Thursday, April 2, 2020

1. ABELARD AND HELOISE (1971): From my (unpublished) ENCYCLOPEDIA OF THE NEW YORK STAGE, 1970-1975


"In Lieu of Reviews"


Around 40 years ago, I began a major project that eventuated in the publication of my multi-volume series, The Encyclopedia of the New York Stage, each volume covering a decade and describing every show on and Off Broadway. For some reason now lost to the sands of time, I chose to start with the 1970s. After writing all the entries through 1975 and producing a typed manuscript of 1,038 pages my publisher (Greenwood) and I decided it would be best to commence with the 1920s. So the 1970-1975 material was put aside as I produced doorstopper volumes for 1920-1930, 1930-1940, and 1940-1950. With those concluded, Greenwood decided the thing was simply too expensive and not sufficiently profitable, so the remaining volumes were cancelled, leaving my 1970s entries in limbo.

To compensate, I used the research I’d done on the 1970s to write a book for Greenwood called Ten Seasons: New York Theatre in the Seventies, which described all aspects of that era’s theatre, onstage and off. Many years later, in 2012, I began a post-retirement “career” as a theatre reviewer, which led to my creating this blog as an outlet for my reviews. Over the past eight years or so, I’ve posted nearly 1,600 reviews, a substantial number having also appeared on other websites: Theater Pizzazz, The Broadway Blog, and Theater Life.

Now, however, with the New York theatre in suspension, my reviewing has come to a screeching stop. This, then, is probably the perfect time to post as many as possible of the entries I prepared for the never-published 1970-1975 book. 

The entries that will follow are in alphabetical order. Each entry has a heading listing the subject categories of the work described, the author (A), the director (D), the producer (P), the set designer (S), the costume designer (C), the lighting designer (L), the source (SC), the theatre (T), the dates of the run, and, in parentheses, the length of the run. The original entries also contained the names of all the actors but I’ve omitted those here.
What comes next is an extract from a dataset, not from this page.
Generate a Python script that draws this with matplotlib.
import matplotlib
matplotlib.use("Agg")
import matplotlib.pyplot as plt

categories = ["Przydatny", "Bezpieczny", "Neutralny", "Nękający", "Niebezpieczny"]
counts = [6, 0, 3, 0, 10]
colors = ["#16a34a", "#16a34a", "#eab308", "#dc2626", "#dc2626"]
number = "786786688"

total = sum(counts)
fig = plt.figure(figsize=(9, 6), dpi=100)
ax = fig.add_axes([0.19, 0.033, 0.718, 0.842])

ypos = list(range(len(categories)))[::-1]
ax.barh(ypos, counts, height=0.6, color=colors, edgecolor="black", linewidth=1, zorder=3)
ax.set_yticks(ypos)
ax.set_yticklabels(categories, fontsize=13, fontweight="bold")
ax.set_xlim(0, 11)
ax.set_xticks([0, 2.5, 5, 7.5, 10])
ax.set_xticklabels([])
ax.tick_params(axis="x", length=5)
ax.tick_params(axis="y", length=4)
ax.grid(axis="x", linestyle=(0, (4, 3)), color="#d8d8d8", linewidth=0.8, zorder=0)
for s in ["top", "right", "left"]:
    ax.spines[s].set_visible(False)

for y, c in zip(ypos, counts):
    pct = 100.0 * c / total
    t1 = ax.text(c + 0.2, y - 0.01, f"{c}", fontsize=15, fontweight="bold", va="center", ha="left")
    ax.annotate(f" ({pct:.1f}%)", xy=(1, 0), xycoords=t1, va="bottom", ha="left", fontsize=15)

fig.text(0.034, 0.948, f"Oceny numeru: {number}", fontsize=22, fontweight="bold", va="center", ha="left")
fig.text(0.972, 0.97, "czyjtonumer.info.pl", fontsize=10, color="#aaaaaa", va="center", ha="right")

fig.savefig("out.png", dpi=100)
I will try to post at least one entry daily. When time allows, I’ll provide more. The manuscript exists on fading, fragile paper and, because no digital files exist, must be retyped. Hopefully, the tragic health situation we’re all enduring will abate before I get too far into posting these entries but, for the time being, devoted theatre lovers may find reading these materials an informative, if temporary, replacement for the reviews that normally occupy this blog. 

Sam Leiter
 
Keith Michell, Diana Rigg.

ABELARD AND HELOISE [Drama/Romance/Period/British] A: Ronald Miller; D: Robin Phillips; P: Elliot Martin, James Nederlander, George M. Steinbrenner, III b/a/w John Gale; S: Christopher Morley; C: Daphne Dare; L: H.R. Poindexter; SC: Helen Waddell’s novel, Peter Abelard and the letters of Abelard and Heloise; T: Brooks Atkinson Theatre; 3/10/71-4/24/71 (53)

Abelard and Heloise dramatized the famous twelfth-century love story of the 37-year-old theologian and intellectual Peter Abelard (Keith Michell) and the ravishing 17-year-old Heloise (Diana Rigg). After Heloiise bears his baby, Abelard is castrated by thugs hired by the girl’s uncle, a church canon, and the helpless pair determine to become monk and nun.

The play was politely received by the critics, who found it slickly written and produced but completely unexciting from an emotional, intellectual, or poetic point of view. “The play lacks inner emotional dynamics,” carped Harold Clurman. Clive Barnes, who thought it “a solid, serious play,” said it failed because it lacks the incandescence of poetry.” Jack Kroll, however, was one who believed it to be “an engrossing, well-crafted historical romance,” an attitude directly at variance with Martin Gottfried’s, which held that this was “The true garbage of the stage.”

A key factor for most was the nude scene between Michell and Rigg. Barnes said they might be “the first major stars to appear naked on the Broadway stage.” He thought it “the most tasteful, tactful, and apposite nude love scene I have ever encountered.” A few, though, found it either too dimly lit to make out the actors’ bodies, and “unnecessary and silly intrusion” (Gottfried), or simply unerotic.
 
Ronald Radd, Diana Rigg.
The exquisite Ms. Rigg, who received a Tony nomination for Best Actress, got the best acting reviews, despite her lack of “vulnerability” (T.E. Kalem). She possessed “a gritty, voracious sensuousness. . . ,” he remarked. Another Tony nomination went to Ronald Radd, who played Gilles de Vannes.

The show was first done in London with some of the same actors repeating their roles in New York.